Following the September equinox and the official start of fall, hurricane formation in the Atlantic begins to taper off. For many residents and businesses this is a good thing as they can finally breathe a sigh of relief, however, recent history and increasing trends may show signs for more tropical cyclone development further into October now than in years past.

Peak Atlantic/Caribbean hurricane season normally runs from late August through much of September, with most tropical systems developing in early to mid-September. This is typically when most of the Gulf of Mexico hurricanes form, as well as many systems developing off the coast of Africa and progressing westward toward the United States. Once October arrives, the water starts to cool down, the jet stream pushes further south, and hurricanes are far less likely to develop in the Gulf of Mexico or in the eastern Atlantic. These changes in the atmospheric pattern may result in an overall decline in hurricane formation, however, October is no slouch for hurricanes across the U.S., especially from Florida and along the East Coast.

Beginning in October, the Caribbean is home to warmer waters and less wind shear, creating nearly ideal conditions that allow late season hurricanes to form. This results in hurricane tracks that bring these tropical systems up across the southern tip of Florida, and potentially up the East Coast. October actually ranks as the most active month for hurricanes across southern Florida due to this change in the pattern. These late season storms can be strong as well, with some of the strongest and most costly hurricanes to ever impact the U.S. having occurred in October. These are Hurricane Sandy (3rdmostly costly ever), Hurricane Michael (8thmost costly), and Hurricane Wilma (9thmost costly). Other impactful late season storms also include Hurricanes Matthew and Opal. While Hurricane Sandy was essentially a meteorological anomaly, all of these systems have either impacted Florida, or somewhere along the eastern coast of the U.S.

Hurricane Michael followed this trend last year when it made landfall on the Florida panhandle as a category 5 hurricane on October 10. With wind gusts of 139 mph and sustained winds of 86 mph combined with the rainfall, thousands of businesses and homes in its path were destroyed.

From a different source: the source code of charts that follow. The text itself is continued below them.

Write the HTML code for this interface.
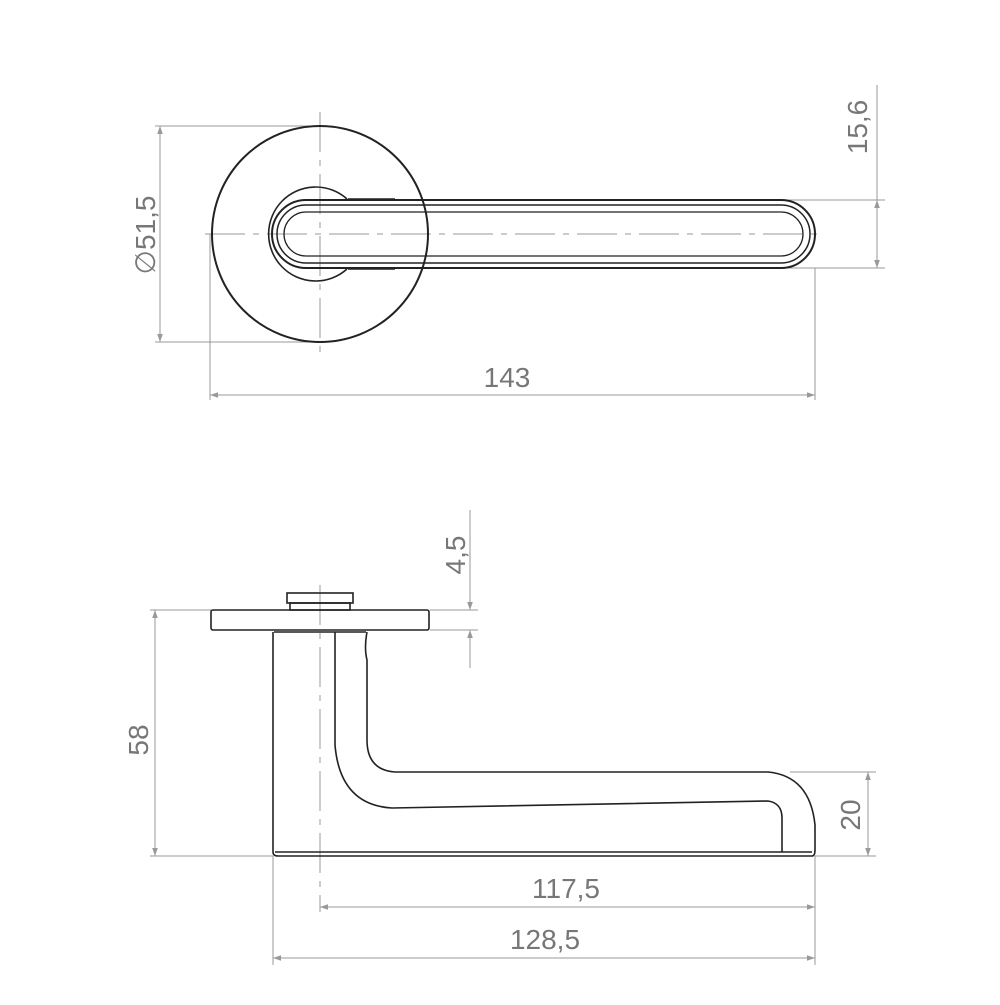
<!DOCTYPE html>
<html><head><style>html,body{margin:0;padding:0;background:#fff}</style></head>
<body>
<svg width="1000" height="1000" xmlns="http://www.w3.org/2000/svg" font-family="Liberation Sans, sans-serif">
<defs>
<marker id="a" viewBox="0 0 10 10" refX="10" refY="5" markerWidth="14" markerHeight="8" markerUnits="userSpaceOnUse" orient="auto-start-reverse"><path d="M0,1.5 L10,5 L0,8.5 Z" fill="#999"/></marker>
</defs>
<g stroke="#999" stroke-width="1" fill="none">
<line x1="155" y1="126" x2="320" y2="126"/><line x1="155" y1="342" x2="320" y2="342"/>
<line x1="160" y1="126" x2="160" y2="342" marker-start="url(#a)" marker-end="url(#a)"/>
<line x1="210" y1="234" x2="210" y2="400"/><line x1="815" y1="268" x2="815" y2="400"/>
<line x1="210" y1="395" x2="815" y2="395" marker-start="url(#a)" marker-end="url(#a)"/>
<line x1="770" y1="200" x2="885" y2="200"/><line x1="770" y1="268" x2="885" y2="268"/>
<line x1="877" y1="85" x2="877" y2="268"/>
<line x1="877" y1="235" x2="877" y2="200" marker-end="url(#a)"/>
<line x1="877" y1="235" x2="877" y2="268" marker-end="url(#a)"/>
<line x1="205" y1="234" x2="820" y2="234" stroke-dasharray="40,8,6,8"/>
<line x1="320" y1="112" x2="320" y2="352" stroke-dasharray="40,8,6,8"/>
<line x1="150" y1="610" x2="290" y2="610"/><line x1="150" y1="856" x2="273" y2="856"/>
<line x1="155" y1="610" x2="155" y2="856" marker-start="url(#a)" marker-end="url(#a)"/>
<line x1="430" y1="610" x2="478" y2="610"/><line x1="430" y1="630" x2="478" y2="630"/>
<line x1="470" y1="510" x2="470" y2="610" marker-end="url(#a)"/>
<line x1="470" y1="668" x2="470" y2="630" marker-end="url(#a)"/>
<line x1="790" y1="772" x2="876" y2="772"/><line x1="815" y1="856" x2="876" y2="856"/>
<line x1="868" y1="772" x2="868" y2="856" marker-start="url(#a)" marker-end="url(#a)"/>
<line x1="815" y1="856" x2="815" y2="965"/>
<line x1="273" y1="856" x2="273" y2="965"/>
<line x1="320" y1="907" x2="815" y2="907" marker-start="url(#a)" marker-end="url(#a)"/>
<line x1="273" y1="958" x2="815" y2="958" marker-start="url(#a)" marker-end="url(#a)"/>
<line x1="320" y1="585" x2="320" y2="912" stroke-dasharray="40,8,6,8"/>
</g>
<g fill="#777" font-size="28">
<text x="507" y="387" text-anchor="middle">143</text>
<text transform="translate(155,235) rotate(-90)" text-anchor="middle">∅51,5</text>
<text transform="translate(867,127) rotate(-90)" text-anchor="middle">15,6</text>
<text transform="translate(465,555) rotate(-90)" text-anchor="middle">4,5</text>
<text transform="translate(148,740) rotate(-90)" text-anchor="middle">58</text>
<text transform="translate(860,815) rotate(-90)" text-anchor="middle">20</text>
<text x="566" y="898" text-anchor="middle">117,5</text>
<text x="545" y="949" text-anchor="middle">128,5</text>
</g>
<g stroke="#222" fill="none" stroke-width="1.6">
<circle cx="320" cy="234" r="108" stroke-width="2"/>
<path d="M347,199 A47,47 0 1 0 347,269"/>
<path d="M348,199 L395,199 M348,269 L395,269"/>
<path d="M306,200 L781,200 A34,34 0 0 1 781,268 L306,268 A34,34 0 0 1 306,200 Z" stroke-width="2"/>
<path d="M306,205 L781,205 A29,29 0 0 1 781,263 L306,263 A29,29 0 0 1 306,205 Z" stroke-width="1.5"/>
<path d="M306,212 L781,212 A22,22 0 0 1 781,256 L306,256 A22,22 0 0 1 306,212 Z" stroke-width="1.3"/>
<rect x="287" y="593" width="66" height="10"/>
<rect x="290" y="603" width="60" height="7"/>
<rect x="211" y="610" width="218" height="20" rx="2"/>
<line x1="274" y1="632" x2="366" y2="632"/>
<path d="M273,632 L273,852 Q273,856 278,856 L812,856 Q815,856 815,850 L815,825 Q810,776 768,772 L395,772 Q367,770 367,740 L367,660 Q364,648 367,632"/>
<line x1="275" y1="852" x2="812" y2="852"/>
<path d="M335,632 L335,745 Q340,805 392,808 L768,801 Q782,803 782,818 L782,852"/>
</g>
</svg>
</body></html>
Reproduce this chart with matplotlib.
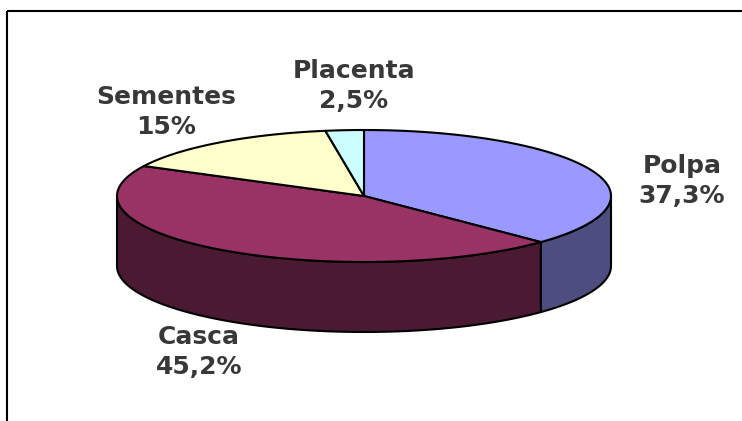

While the full financial impact has not yet been realized, models are suggesting that damages could range from $6 billion to $11 billion.

Since 2010, there have been four U.S. landfalling hurricanes in October, including one in each of the past three years. That is actually higher than the total amount of landfalling hurricanes in both August and September, which both have had three since 2010.

If the amount of September hurricane landfalls can’t surpass October this year, this would be the first decade since hurricane records began where October landfalls total more than September. While this could just be a statistical anomaly decade, there are signs that point to more late season hurricanes becoming a trend to watch out for.

One of the main drivers for the increased number of late season hurricanes seen in the last few decades is that the sea surface temperatures are trending warmer in both the Gulf of Mexico and the Tropical Atlantic. This gives any tropical systems that develop more fuel to become stronger and stay stronger longer. Another potential factor that may add to the strength of late season hurricanes relates to how active the year has been up to that point. This is important because as a hurricane rumbles across the ocean, a process called upwelling occurs. This is when winds from the hurricane impact the surface of the water, prompting water deeper below the surface to rise and take its place. This deeper water is naturally much cooler and will work to lower the sea surface temperatures in that region. If it is a relatively quiet tropical season, ocean water will stay undisturbed and be able to continue warming up, creating even more favorable conditions for any late season storms that may form. The main takeaway, as the oceans continue to rise in temperature, so will the chances for stronger storms near the end of hurricane season.

Overall, with trends showing an increase in chances for October hurricanes, businesses (and residents) in hurricane prone areas should remain aware of threats, with hurricane plans still remaining fresh in their minds into November.